ツイッター・アカウントを運営しているのはcrowdspringの共同創業者のrosskimbarovskyだ。彼自身もツイッターアカウント(@rosskimbarovsky:http://twitter.com/rosskimbarovsky)を持っている。follower数は2,800名程度、ツイート数は1万を超える。こちらも、積極的に活用している様子が伺える。同様にデザイン関係やcrowdspringのプロジェクトの紹介などが企業アカウントと重複してツイートされているが、自分の興味のある分野(Interested in crowdsourcing, startups, innovation, marketing, tech and law)についての内容が追加される。プライベートな「つぶやき」は殆ど、ない。個人ブログも用意されている。

【図】rosskimbarovskyのブログ
まず、個性的な風貌が目をひく。

【図】rosskimbarovskyのプロフィール

本人のインタビュー動画も多数掲載されている。
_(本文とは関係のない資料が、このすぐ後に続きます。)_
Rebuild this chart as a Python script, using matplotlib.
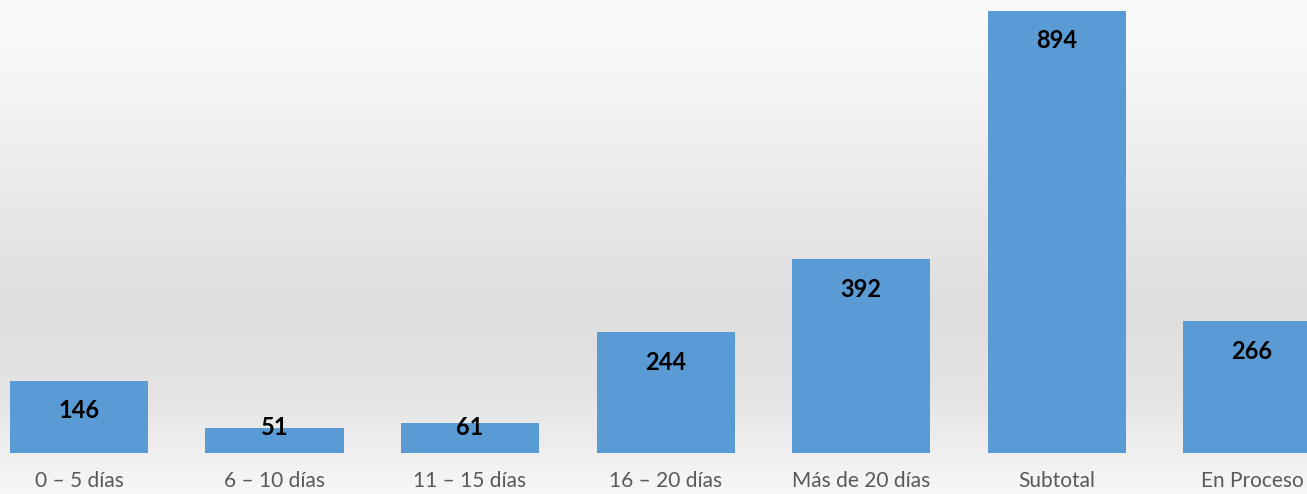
import numpy as np
import matplotlib
matplotlib.use('Agg')
import matplotlib.pyplot as plt
from matplotlib.colors import LinearSegmentedColormap

categories = ['0 – 5 días', '6 – 10 días', '11 – 15 días', '16 – 20 días',
              'Más de 20 días', 'Subtotal', 'En Proceso']
values = [146, 51, 61, 244, 392, 894, 266]

plt.rcParams['font.family'] = ['Lato', 'DejaVu Sans']

fig = plt.figure(figsize=(13.07, 4.94), dpi=100)

# background gradient (light top, grey middle, light bottom)
bg = fig.add_axes([0, 0, 1, 1])
bg.set_axis_off()
cmap = LinearSegmentedColormap.from_list('bg', [(0.0, '#fbfbfb'), (0.15, '#f6f6f6'),
                                                 (0.62, '#dedede'), (0.8, '#e4e4e4'),
                                                 (1.0, '#f7f7f7')])
grad = np.linspace(0, 1, 256).reshape(-1, 1)
bg.imshow(grad, aspect='auto', cmap=cmap, extent=[0, 1, 0, 1], origin='upper')

ax = fig.add_axes([0, 41/494, 1, 1 - 52/494])
ax.patch.set_alpha(0)
x = np.arange(len(categories))
bars = ax.bar(x, values, width=0.706, color='#5b9bd5')
ax.set_xlim(-0.404, 6.281)
ax.set_ylim(0, 894)

# labels sit ~30 px under the bar top, but never lower than ~26 px above the base
px = 894 / 442.0
for b, v in zip(bars, values):
    ly = max(v - 30 * px, 26 * px)
    ax.text(b.get_x() + b.get_width() / 2, ly, str(v), ha='center', va='center',
            fontsize=17, fontweight='bold', color='black')

ax.set_xticks(x)
ax.set_xticklabels(categories, fontsize=15, color='#595959')
ax.tick_params(axis='x', length=0, pad=13)
ax.set_yticks([])
for s in ax.spines.values():
    s.set_visible(False)

fig.savefig('out.png', dpi=100)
創業・起業に強い関心を寄せていることがよくわかる。反面、デザインに関することはこちらには掲載していない。メディアの使い分けをしているようだ。ブログで取り上げるテーマの大半もそちらの内容だ。crowdspringにエントリーするデザイナーの大半は個人事業主か小規模な企業だ。そもそもcrowdspringを立ち上げたのも氏が企業のスタートアップに興味があるからだろう。何れにせよ、本人の専門性・考え方・喋り方の癖などが、日本にいても十分伝わってくる。crowdspringは企業及び個人の情報発信とコミュニケーションによって、クラウドソーシングを利用してデザインを提供するという事業に沿った、ユニークなエコシステムを構築している。

とりわけデザインを最たるものとして、人を売り物にするサービス産業では、定量的な実績や企業規模だけでは、評価はできない。企業側も顧客に関心を持ってもらうための「貢献」と、そこで働く人の「個性」を積極的に発信してゆくことが効果的だ。実績も歴史もないスタートアップ企業にとっては、なおさらだ。